Normally, I would totally agree with him, and yet, in this instance, I felt GOOD about my WANT to have plants. I WANTED to WANT! I had to assert that this want was very important to me, even though it was not a need, and that for me it was worth paying money for and spending time in strip mall hell in order to have a house that felt home-y as quickly as humanly possible.
Afterwards, as people started to come over to our place only 2 weeks or so after moving in, they’d say that it felt like we’d always lived there, and that it truly felt “like a home”. Those comments were so intensely satisfying to me, and I feel 100% ok with having a need like “making a nice home” define some part of my character and behaviour.
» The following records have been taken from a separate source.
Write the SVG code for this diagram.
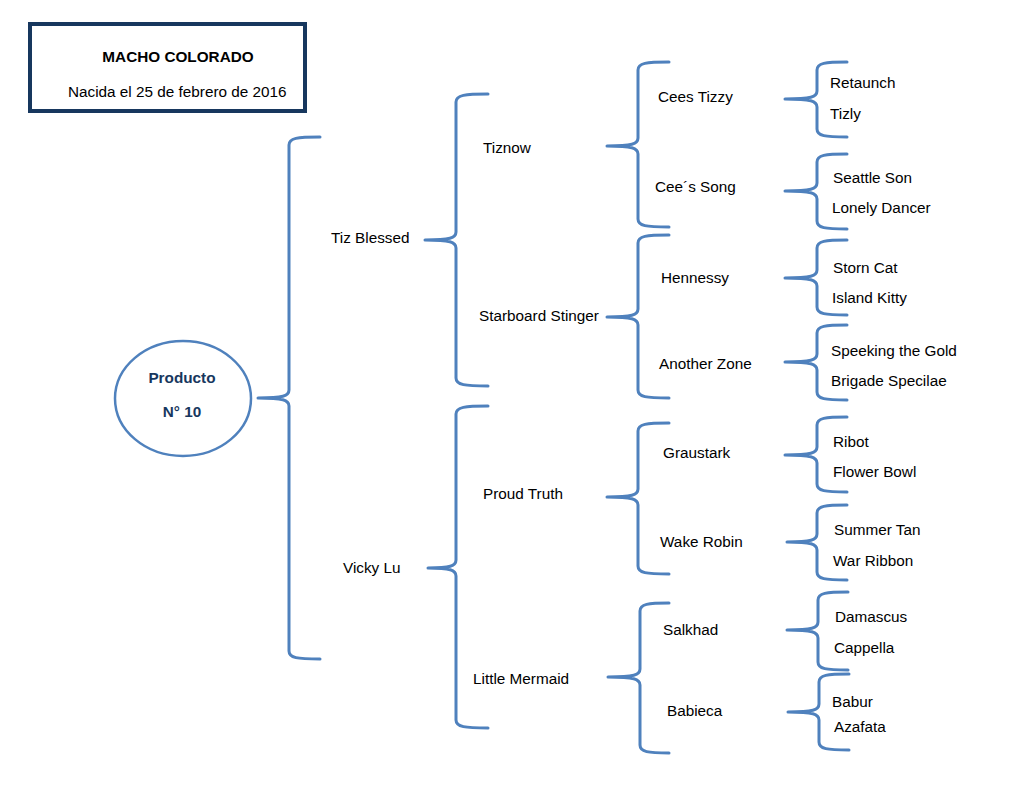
<svg xmlns="http://www.w3.org/2000/svg" width="1020" height="788" viewBox="0 0 1020 788">
<style>
.b{fill:none;stroke:#4f81bd;stroke-width:3;stroke-linecap:round;stroke-linejoin:round}
.t{font-family:"Liberation Sans",Arial,sans-serif;font-size:15.3px;fill:#000}
.h{font-family:"Liberation Sans",Arial,sans-serif;font-size:15.3px;font-weight:bold;fill:#000}
.p{font-family:"Liberation Sans",Arial,sans-serif;font-size:15.3px;font-weight:bold;fill:#17375e}
</style>
<rect width="1020" height="788" fill="#fff"/>
<g id="header">
<rect x="30" y="24" width="275" height="87" fill="#fff" stroke="#17375e" stroke-width="4"/>
<text class="h" x="178" y="62" text-anchor="middle">MACHO COLORADO</text>
<text class="t" x="68" y="97">Nacida el 25 de febrero de 2016</text>
</g>
<g id="producto">
<ellipse cx="183" cy="398.5" rx="68" ry="57.5" fill="#fff" stroke="#4f81bd" stroke-width="2.5"/>
<text class="p" x="182" y="383" text-anchor="middle">Producto</text>
<text class="p" x="182" y="417" text-anchor="middle">N° 10</text>
</g>
<g id="connectors">
<path class="b" d="M320,137 C297,137 289,138 289,145 V390 C289,396 283,398 258,398 C283,398 289,400 289,406 V651 C289,658 297,659 320,659"/>
<path class="b" d="M488,94 C465,94 456,95 456,102 V232 C456,238 450,240 425,240 C450,240 456,242 456,248 V378 C456,385 465,386 488,386"/>
<path class="b" d="M488,406 C465,406 456,407 456,414 V560 C456,566 450,568 428,568 C450,568 456,570 456,576 V720 C456,727 465,728 488,728"/>
<path class="b" d="M669,62 C646,62 638,63 638,70 V138 C638,144 632,146 607,146 C632,146 638,148 638,154 V219 C638,226 646,227 669,227"/>
<path class="b" d="M669,235 C646,235 638,236 638,243 V309 C638,315 632,317 607,317 C632,317 638,319 638,325 V390 C638,397 646,398 669,398"/>
<path class="b" d="M669,423 C646,423 638,424 638,431 V489 C638,495 632,497 607,497 C632,497 638,499 638,505 V566 C638,573 646,574 669,574"/>
<path class="b" d="M669,603 C648,603 640,604 640,611 V669 C640,675 634,677 608,677 C634,677 640,679 640,685 V745 C640,752 648,753 669,753"/>
<path class="b" d="M847,62 C825,62 817,63 817,70 V91 C817,97 811,99 785,99 C811,99 817,101 817,107 V129 C817,136 825,137 847,137"/>
<path class="b" d="M847,154 C825,154 817,155 817,162 V183 C817,189 811,191 785,191 C811,191 817,193 817,199 V221 C817,228 825,229 847,229"/>
<path class="b" d="M847,240 C825,240 817,241 817,248 V270 C817,276 811,278 785,278 C811,278 817,280 817,286 V307 C817,314 825,315 847,315"/>
<path class="b" d="M847,325 C825,325 817,326 817,333 V354 C817,360 811,362 785,362 C811,362 817,364 817,370 V392 C817,399 825,400 847,400"/>
<path class="b" d="M847,417 C825,417 817,418 817,425 V447 C817,453 811,455 785,455 C811,455 817,457 817,463 V484 C817,491 825,492 847,492"/>
<path class="b" d="M847,505 C825,505 817,506 817,513 V534 C817,540 811,542 787,542 C811,542 817,544 817,550 V572 C817,579 825,580 847,580"/>
<path class="b" d="M848,592 C826,592 818,593 818,600 V622 C818,628 812,630 787,630 C812,630 818,632 818,638 V662 C818,669 826,670 848,670"/>
<path class="b" d="M849,674 C827,674 819,675 819,682 V704 C819,710 813,712 788,712 C813,712 819,714 819,720 V742 C819,749 827,750 849,750"/>
</g>
<g id="n-tiz-blessed"><text class="t" x="331" y="243">Tiz Blessed</text></g>
<g id="n-vicky-lu"><text class="t" x="343" y="573">Vicky Lu</text></g>
<g id="n-tiznow"><text class="t" x="483" y="153">Tiznow</text></g>
<g id="n-starboard"><text class="t" x="479" y="321">Starboard Stinger</text></g>
<g id="n-proud-truth"><text class="t" x="483" y="499">Proud Truth</text></g>
<g id="n-little-mermaid"><text class="t" x="473" y="684">Little Mermaid</text></g>
<g id="n-cees-tizzy"><text class="t" x="658" y="102">Cees Tizzy</text></g>
<g id="n-cees-song"><text class="t" x="655" y="192">Cee´s Song</text></g>
<g id="n-hennessy"><text class="t" x="661" y="283">Hennessy</text></g>
<g id="n-another-zone"><text class="t" x="659" y="369">Another Zone</text></g>
<g id="n-graustark"><text class="t" x="663" y="458">Graustark</text></g>
<g id="n-wake-robin"><text class="t" x="660" y="547">Wake Robin</text></g>
<g id="n-salkhad"><text class="t" x="663" y="635">Salkhad</text></g>
<g id="n-babieca"><text class="t" x="667" y="716">Babieca</text></g>
<g id="n-retaunch"><text class="t" x="830" y="88">Retaunch</text></g>
<g id="n-tizly"><text class="t" x="830" y="119">Tizly</text></g>
<g id="n-seattle-son"><text class="t" x="833" y="183">Seattle Son</text></g>
<g id="n-lonely-dancer"><text class="t" x="832" y="213">Lonely Dancer</text></g>
<g id="n-storn-cat"><text class="t" x="833" y="273">Storn Cat</text></g>
<g id="n-island-kitty"><text class="t" x="832" y="303">Island Kitty</text></g>
<g id="n-speeking"><text class="t" x="831" y="356">Speeking the Gold</text></g>
<g id="n-brigade"><text class="t" x="831" y="386">Brigade Specilae</text></g>
<g id="n-ribot"><text class="t" x="833" y="447">Ribot</text></g>
<g id="n-flower-bowl"><text class="t" x="833" y="477">Flower Bowl</text></g>
<g id="n-summer-tan"><text class="t" x="834" y="535">Summer Tan</text></g>
<g id="n-war-ribbon"><text class="t" x="833" y="566">War Ribbon</text></g>
<g id="n-damascus"><text class="t" x="835" y="622">Damascus</text></g>
<g id="n-cappella"><text class="t" x="834" y="653">Cappella</text></g>
<g id="n-babur"><text class="t" x="832" y="707">Babur</text></g>
<g id="n-azafata"><text class="t" x="834" y="732">Azafata</text></g>
</svg>
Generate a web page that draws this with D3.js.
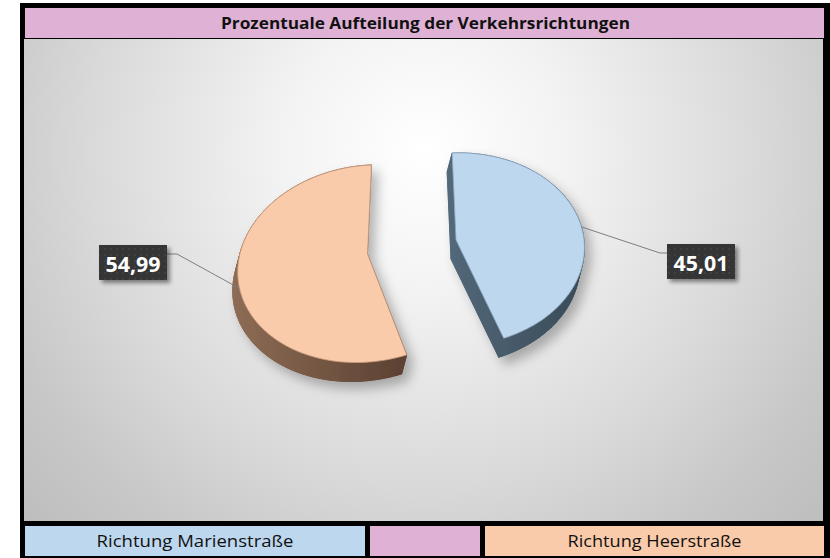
<!DOCTYPE html>
<html><head><meta charset="utf-8">
<script src="https://cdn.jsdelivr.net/npm/d3@7/dist/d3.min.js"></script>
<style>html,body{margin:0;padding:0;background:#fff;}svg{display:block;}</style>
</head><body>
<script>
// ---- data ----
const title = "Prozentuale Aufteilung der Verkehrsrichtungen";
const categories = ["Richtung Marienstraße", "Richtung Heerstraße"];
const values = [45.01, 54.99];
const valueLabels = ["45,01", "54,99"];

// ---- styles / layout ----
const topColors = ["#BDD7EE", "#F9CBAA"];
const strokeColors = ["#8faac2", "#c99a7c"];
const sideA = ["#53687a", "#8d6c55"];
const sideB = ["#3a4b58", "#5c4233"];
const W = 830, H = 558;
const P = {cx: 412, cy: 247, A: 128, C: -5, D: 96.6, k: 0.097};
const explode = 0.35;
const depth = [-5, 19];
const leaderShift = [0.07, -0.14]; // radians, where the leader meets the slice edge
const labelPos = [{x: 667, y: 244, elbowX: 660, ly: 253}, {x: 99, y: 245, elbowX: 177, ly: 254}];
const boxW = 68, boxH = 35;

const svg = d3.select("body").append("svg").attr("width", W).attr("height", H);
const defs = svg.append("defs");

const bg = defs.append("radialGradient").attr("id", "bg").attr("gradientUnits", "userSpaceOnUse")
  .attr("cx", 424).attr("cy", 150).attr("r", 560);
[[0, "#ffffff"], [0.25, "#f3f3f3"], [0.6, "#d9d9d9"], [0.8, "#c8c8c8"], [1, "#bcbcbc"]]
  .forEach(([o, c]) => bg.append("stop").attr("offset", o).attr("stop-color", c));

const sh = defs.append("filter").attr("id", "pieShadow").attr("x", "-20%").attr("y", "-20%").attr("width", "140%").attr("height", "140%");
sh.append("feDropShadow").attr("dx", 6).attr("dy", 7).attr("stdDeviation", 6).attr("flood-color", "#000").attr("flood-opacity", 0.28);
const sh2 = defs.append("filter").attr("id", "boxShadow").attr("x", "-20%").attr("y", "-20%").attr("width", "150%").attr("height", "150%");
sh2.append("feDropShadow").attr("dx", 3).attr("dy", 3).attr("stdDeviation", 2).attr("flood-color", "#000").attr("flood-opacity", 0.45);
const pat = defs.append("pattern").attr("id", "dots").attr("width", 6).attr("height", 6).attr("patternUnits", "userSpaceOnUse");
pat.append("rect").attr("width", 6).attr("height", 6).attr("fill", "#353535");
pat.append("circle").attr("cx", 3).attr("cy", 3).attr("r", 0.8).attr("fill", "#4c4c4c");

// frame
svg.append("rect").attr("x", 20).attr("y", 3).attr("width", 810).attr("height", 555).attr("fill", "#000");
svg.append("rect").attr("x", 25).attr("y", 8).attr("width", 799).attr("height", 30).attr("fill", "#DFB2D5");
svg.append("text").attr("x", 425.5).attr("y", 28.5).attr("text-anchor", "middle")
  .attr("font-family", "Open Sans").attr("font-weight", "bold").attr("font-size", 15.5)
  .attr("textLength", 409).attr("lengthAdjust", "spacingAndGlyphs").attr("fill", "#111").text(title);
svg.append("rect").attr("x", 24).attr("y", 39).attr("width", 799).attr("height", 482).attr("fill", "url(#bg)");

// legend row
const legendCells = [
  {x: 25, w: 340, fill: topColors[0], text: categories[0], tl: 197},
  {x: 370, w: 110, fill: "#DFB2D5", text: "", tl: 0},
  {x: 485, w: 339, fill: topColors[1], text: categories[1], tl: 174}
];
const lg = svg.append("g").selectAll("g").data(legendCells).join("g");
lg.append("rect").attr("x", d => d.x).attr("y", 526).attr("width", d => d.w).attr("height", 30).attr("fill", d => d.fill);
lg.filter(d => d.text).append("text").attr("x", d => d.x + d.w / 2).attr("y", 547).attr("text-anchor", "middle")
  .attr("font-family", "Open Sans").attr("font-size", 15.5).attr("fill", "#111")
  .attr("textLength", d => d.tl).attr("lengthAdjust", "spacingAndGlyphs").text(d => d.text);

// ---- 3D pie ----
function proj(s, t) { const w = 1 - P.k * t; return [P.cx + P.A * s / w, P.cy + (P.C * s + P.D * t) / w]; }
const pie = d3.pie().sort(null).value(d => d)(values);
const line = d3.line().x(d => d[0]).y(d => d[1]);

[1, 0].forEach(i => {
  const d = pie[i];
  const mid = (d.startAngle + d.endAngle) / 2;
  const ox = explode * Math.sin(mid), oy = -explode * Math.cos(mid);
  const n = 90;
  const pts = [[ox, oy]];
  for (let j = 0; j <= n; j++) {
    const a = d.startAngle + (d.endAngle - d.startAngle) * j / n;
    pts.push([ox + Math.sin(a), oy - Math.cos(a)]);
  }
  const top = pts.map(p => proj(p[0], p[1]));
  const bot = top.map(p => [p[0] + depth[0], p[1] + depth[1]]);
  const xs = d3.extent(bot, p => p[0]);
  const gr = defs.append("linearGradient").attr("id", "side" + i).attr("gradientUnits", "userSpaceOnUse")
    .attr("x1", xs[0]).attr("x2", xs[1]).attr("y1", 0).attr("y2", 0);
  gr.append("stop").attr("offset", 0).attr("stop-color", sideA[i]);
  gr.append("stop").attr("offset", 1).attr("stop-color", sideB[i]);

  const g = svg.append("g").attr("filter", "url(#pieShadow)");
  const side = g.append("g").attr("fill", `url(#side${i})`).attr("stroke", `url(#side${i})`).attr("stroke-width", 0.8);
  side.append("path").attr("d", line(bot) + "Z");
  for (let j = 0; j < top.length; j++) {
    const k = (j + 1) % top.length;
    side.append("path").attr("d", line([top[j], top[k], bot[k], bot[j]]) + "Z");
  }
  g.append("path").attr("d", line(top) + "Z").attr("fill", topColors[i])
    .attr("stroke", strokeColors[i]).attr("stroke-width", 0.8);

  // leader + label
  const la = mid + leaderShift[i];
  const att = proj(ox + Math.sin(la), oy - Math.cos(la));
  const L = labelPos[i];
  const edgeX = i === 0 ? L.x : L.x + boxW;
  svg.append("path").attr("d", line([att, [L.elbowX, L.ly], [edgeX, L.ly]]))
    .attr("fill", "none").attr("stroke", "#7f7f7f").attr("stroke-width", 1);
  svg.append("rect").attr("x", L.x).attr("y", L.y).attr("width", boxW).attr("height", boxH)
    .attr("fill", "url(#dots)").attr("filter", "url(#boxShadow)");
  svg.append("text").attr("x", L.x + boxW / 2).attr("y", L.y + 27).attr("text-anchor", "middle")
    .attr("font-family", "Open Sans").attr("font-weight", "bold").attr("font-size", 21)
    .attr("textLength", 55).attr("lengthAdjust", "spacingAndGlyphs")
    .attr("fill", "#fff").text(valueLabels[i]);
});
</script>
</body></html>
I believe that, especially for women who have been socialized to be caregivers and to meet the needs of others before meeting our own needs, let alone meet our WANTS, god forbid, the act of allowing yourself to say YES to your wants can be very empowering. To shrug off the feeling of guilt and say “fuck it I’m getting that hot fudge brownie” can be as liberating as a bra burning ceremony, depending on how much time you’ve spent pushing your wants down in lieu of meeting other people’s needs all the time.
While I’ll still caution the reader to take “everything in moderation”, I also challenge you to think about a want that you have tucked away somewhere that maybe you could dip your toe into every once in a while. This blog post acts as your permission slip to indulge in exactly what makes you YOU. WANT AWAY YOU SPECIAL SPARKLE!